E’ sempre più chiaro: ai Magistrati “va stretta” la funzione di applicare la legge. C’è tra di loro una prorompente vocazione a fare i legislatori.
Una volta ciò poteva manifestarsi nello spostare alquanto il confine, non sempre chiaro ed evidente, tra il “fare” una legge e l’”interpretarla”.
Magistratura Democratica, quando ancora non occupava gli scranni del potere, predicava l’”interpretazione evolutiva”. Quando è divenuta egemone, ha smesso di predicarla ed ha cominciato a praticarla. “Evolutiva ed anche “involutiva”.
Ma non basta. Ora è venuta fuori la mania dell’”editto”.
Tempo fa un protocollo “stipulato” tra Presidenza della Cassazione e Consiglio Nazionale Forense (degli Avvocati) ha preteso di stabilire come devono essere fatti i ricorsi in Cassazione, quanto devono essere lunghi, quante pagine, su quale carta.
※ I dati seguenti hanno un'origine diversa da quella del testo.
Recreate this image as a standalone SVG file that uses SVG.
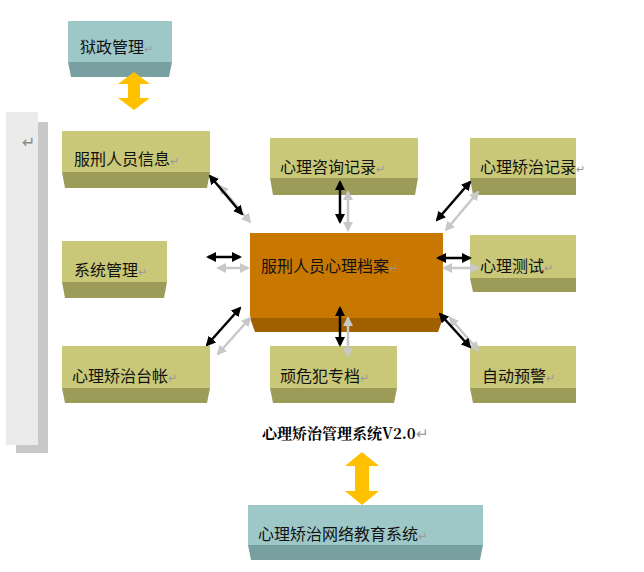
<svg xmlns="http://www.w3.org/2000/svg" width="644" height="572" viewBox="0 0 644 572">
<style>
.t{font-family:"Noto Sans CJK SC","Liberation Sans",sans-serif;font-size:16px;fill:#111}
.m{fill:#999;font-size:11px}
.ty{fill:#c8c878}.by{fill:#9c9c58}
.tg{fill:#9ec8c8}.bg{fill:#78a0a0}
.blk{stroke:#000;stroke-width:2.5;marker-start:url(#ab);marker-end:url(#ab)}
.gry{stroke:#c8c8c8;stroke-width:2.5;marker-start:url(#ag);marker-end:url(#ag)}
</style>
<defs>
<marker id="ab" viewBox="0 0 10 10" refX="8" refY="5" markerWidth="4" markerHeight="4" orient="auto-start-reverse"><path d="M0,0L10,5L0,10z" fill="#000"/></marker>
<marker id="ag" viewBox="0 0 10 10" refX="8" refY="5" markerWidth="4" markerHeight="4" orient="auto-start-reverse"><path d="M0,0L10,5L0,10z" fill="#c8c8c8"/></marker>
</defs>
<rect x="16" y="122" width="32" height="331" fill="#c8c8c8"/>
<rect x="6" y="112" width="32" height="333" fill="#ebebeb"/>
<text x="22" y="148" font-family="DejaVu Sans" font-size="16" fill="#888">↵</text>
<g id="n1"><rect class="tg" x="68" y="21" width="104" height="41"/><path class="bg" d="M68,62H172L169,77H71z"/><text class="t" x="80" y="53">狱政管理<tspan class="m">↵</tspan></text></g>
<g id="n2"><rect class="ty" x="62" y="131" width="148" height="41"/><path class="by" d="M62,172H210L207,188H65z"/><text class="t" x="74" y="165">服刑人员信息<tspan class="m">↵</tspan></text></g>
<g id="n3"><rect class="ty" x="62" y="241" width="105" height="41"/><path class="by" d="M62,282H167L164,298H65z"/><text class="t" x="74" y="276">系统管理<tspan class="m">↵</tspan></text></g>
<g id="n4"><rect class="ty" x="62" y="346" width="148" height="42"/><path class="by" d="M62,388H210L207,403H65z"/><text class="t" x="72" y="382">心理矫治台帐<tspan class="m">↵</tspan></text></g>
<g id="n5"><rect class="ty" x="270" y="138" width="148" height="40"/><path class="by" d="M270,178H418L415,195H273z"/><text class="t" x="280" y="173">心理咨询记录<tspan class="m">↵</tspan></text></g>
<g id="n6"><rect class="ty" x="270" y="346" width="127" height="42"/><path class="by" d="M270,388H397L394,403H273z"/><text class="t" x="280" y="382">顽危犯专档<tspan class="m">↵</tspan></text></g>
<g id="n7"><rect class="ty" x="470" y="138" width="106" height="40"/><path class="by" d="M470,178H576L576,195H473z"/><text class="t" x="480" y="173">心理矫治记录<tspan class="m">↵</tspan></text></g>
<g id="n8"><rect class="ty" x="470" y="235" width="106" height="43"/><path class="by" d="M470,278H576L576,292H473z"/><text class="t" x="480" y="272">心理测试<tspan class="m">↵</tspan></text></g>
<g id="n9"><rect class="ty" x="470" y="346" width="106" height="42"/><path class="by" d="M470,388H576L576,403H473z"/><text class="t" x="482" y="382">自动预警<tspan class="m">↵</tspan></text></g>
<g id="c"><rect fill="#c87800" x="250" y="233" width="193" height="85"/><path fill="#a06000" d="M250,318H443L438,332H255z"/><text class="t" x="261" y="272" font-size="18">服刑人员心理档案<tspan class="m">↵</tspan></text></g>
<g id="n10"><rect class="tg" x="248" y="505" width="235" height="40"/><path class="bg" d="M248,545H483L480,560H251z"/><text class="t" x="258" y="540">心理矫治网络教育系统<tspan class="m">↵</tspan></text></g>
<text x="262" y="439" font-family="Noto Serif CJK SC,Noto Sans CJK SC,serif" font-weight="bold" font-size="15" fill="#000">心理矫治管理系统V2.0<tspan fill="#999" font-weight="normal">↵</tspan></text>
<g id="connectors">
<path fill="#ffc000" d="M134,72L150,84H140V98H150L134,110L118,98H128V84H118z"/>
<path fill="#ffc000" d="M362,452L379,466H369V491H379L362,505L345,491H355V466H345z"/>
<line class="gry" x1="220" y1="186" x2="250" y2="222"/><line class="blk" x1="210" y1="176" x2="242" y2="214"/>
<line class="gry" x1="348" y1="192" x2="348" y2="230"/><line class="blk" x1="340" y1="182" x2="340" y2="222"/>
<line class="gry" x1="218" y1="268" x2="248" y2="268"/><line class="blk" x1="208" y1="257" x2="240" y2="257"/>
<line class="gry" x1="444" y1="268" x2="478" y2="268"/><line class="blk" x1="438" y1="258" x2="470" y2="258"/>
<line class="gry" x1="478" y1="192" x2="446" y2="230"/><line class="blk" x1="470" y1="182" x2="437" y2="220"/>
<line class="gry" x1="250" y1="318" x2="218" y2="354"/><line class="blk" x1="240" y1="308" x2="207" y2="345"/>
<line class="gry" x1="348" y1="318" x2="348" y2="356"/><line class="blk" x1="340" y1="308" x2="340" y2="345"/>
<line class="gry" x1="450" y1="318" x2="478" y2="350"/><line class="blk" x1="440" y1="314" x2="470" y2="347"/>
</g>
</svg>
Ora viene fuori il Procuratore della Repubblica di Torino che, riuniti in assemblea i Sostituiti, ha stabilito che le intercettazioni telefoniche “che non sono utili” all’inchiesta, vanno subito distrutte.
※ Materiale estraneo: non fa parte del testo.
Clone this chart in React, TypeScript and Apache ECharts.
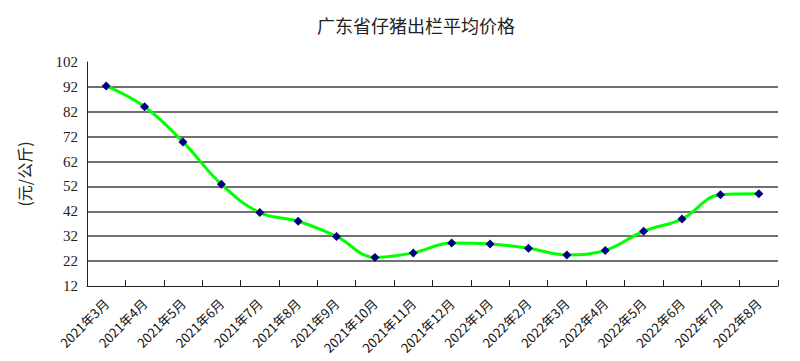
import React, { useEffect, useRef } from "react";
import * as echarts from "echarts";

const categories = [
  "2021年3月", "2021年4月", "2021年5月", "2021年6月", "2021年7月", "2021年8月",
  "2021年9月", "2021年10月", "2021年11月", "2021年12月", "2022年1月", "2022年2月",
  "2022年3月", "2022年4月", "2022年5月", "2022年6月", "2022年7月", "2022年8月",
];
const prices = [92.4, 84.0, 69.9, 52.9, 41.5, 38.0, 31.9, 23.5, 25.3, 29.3, 28.9, 27.2, 24.5, 26.3, 34.0, 38.9, 48.7, 49.1];
const yMin = 12;
const yMax = 102;
const yInterval = 10;
const title = "广东省仔猪出栏平均价格";
const yName = "(元/公斤)";

export default function App() {
  const ref = useRef<HTMLDivElement>(null);
  useEffect(() => {
    if (!ref.current) return;
    const chart = echarts.init(ref.current, null, { renderer: "svg" });
    const splitColors = [
      "rgba(0,0,0,0)", "#404040", "#404040", "#404040", "#404040",
      "#404040", "#404040", "#404040", "#404040", "rgba(0,0,0,0)",
    ];
    chart.setOption({
      animation: false,
      backgroundColor: "#ffffff",
      title: {
        text: title,
        left: 403,
        top: 3,
        textAlign: "center",
        textStyle: { fontFamily: "Noto Sans CJK SC", fontSize: 18, fontWeight: "normal", color: "#222" },
      },
      grid: { left: 78, right: 14, top: 54, bottom: 75, containLabel: false },
      xAxis: {
        type: "category",
        data: categories,
        boundaryGap: true,
        axisLine: { show: true, lineStyle: { color: "#222", width: 1 } },
        axisTick: { show: true, inside: true, length: 6, alignWithLabel: false, lineStyle: { color: "#222" } },
        axisLabel: {
          rotate: 45,
          interval: 0,
          margin: 15,
          fontSize: 13,
          color: "#111",
          fontFamily: "Noto Sans CJK SC",
        },
        splitLine: { show: false },
      },
      yAxis: {
        type: "value",
        min: yMin,
        max: yMax,
        interval: yInterval,
        name: yName,
        nameLocation: "middle",
        nameGap: 55,
        nameRotate: 90,
        nameTextStyle: { fontFamily: "Noto Sans CJK SC", fontSize: 16, color: "#222" },
        axisLine: { show: true, lineStyle: { color: "#222", width: 1 } },
        axisTick: { show: false },
        axisLabel: {
          margin: 9,
          fontSize: 15,
          color: "#222",
          fontFamily: "Liberation Serif, serif",
        },
        splitLine: { show: true, lineStyle: { color: splitColors, width: 1.5 } },
      },
      series: [
        {
          type: "line",
          data: prices,
          smooth: 0.4,
          symbol: "diamond",
          symbolSize: 9,
          itemStyle: { color: "#000080" },
          lineStyle: { color: "#00ff00", width: 3 },
        },
      ],
    });
    return () => chart.dispose();
  }, []);
  return <div ref={ref} style={{ width: 784, height: 353 }} />;
}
La scusa è il rispetto della privacy. Ma la sostanza è che la Procura si erge a giudice dell’esito della prova (che è l’intercettazione, non il suo eventuale contenuto).
“Utile” sarebbe, dunque solo la registrazione di conversazioni che appaiano provare l’accusa.
Anche il solo fatto che due persone, che si assumono essere legate da vincolo mafioso, parlino tra loro abitualmente di letteratura latina è prova in favore degli indagati. Più complessa e più probante è la rilevanza di conversazioni che denotino che la chiave di quelle che appaiono come conversazioni compromettente, è tale da comportarne, invece, la piena innocenza.
Con “l’editto Spatariano” i P.M. torinesi si ergono a giudici. In ogni caso violano la norma che impone loro (e della quale, del resto non tengono quasi mai conto) di raccogliere anche le prove in favore dell’indagato.
Ma, intanto, questo ricorrere ad “editti” dei Magistrati in campi che dovrebbero essere riservati alla legge, diventa un problema grave. Che si aggiunge gli altri, tanti, che fanno dell’imparzialità della Giustizia un mito sempre più evanescente.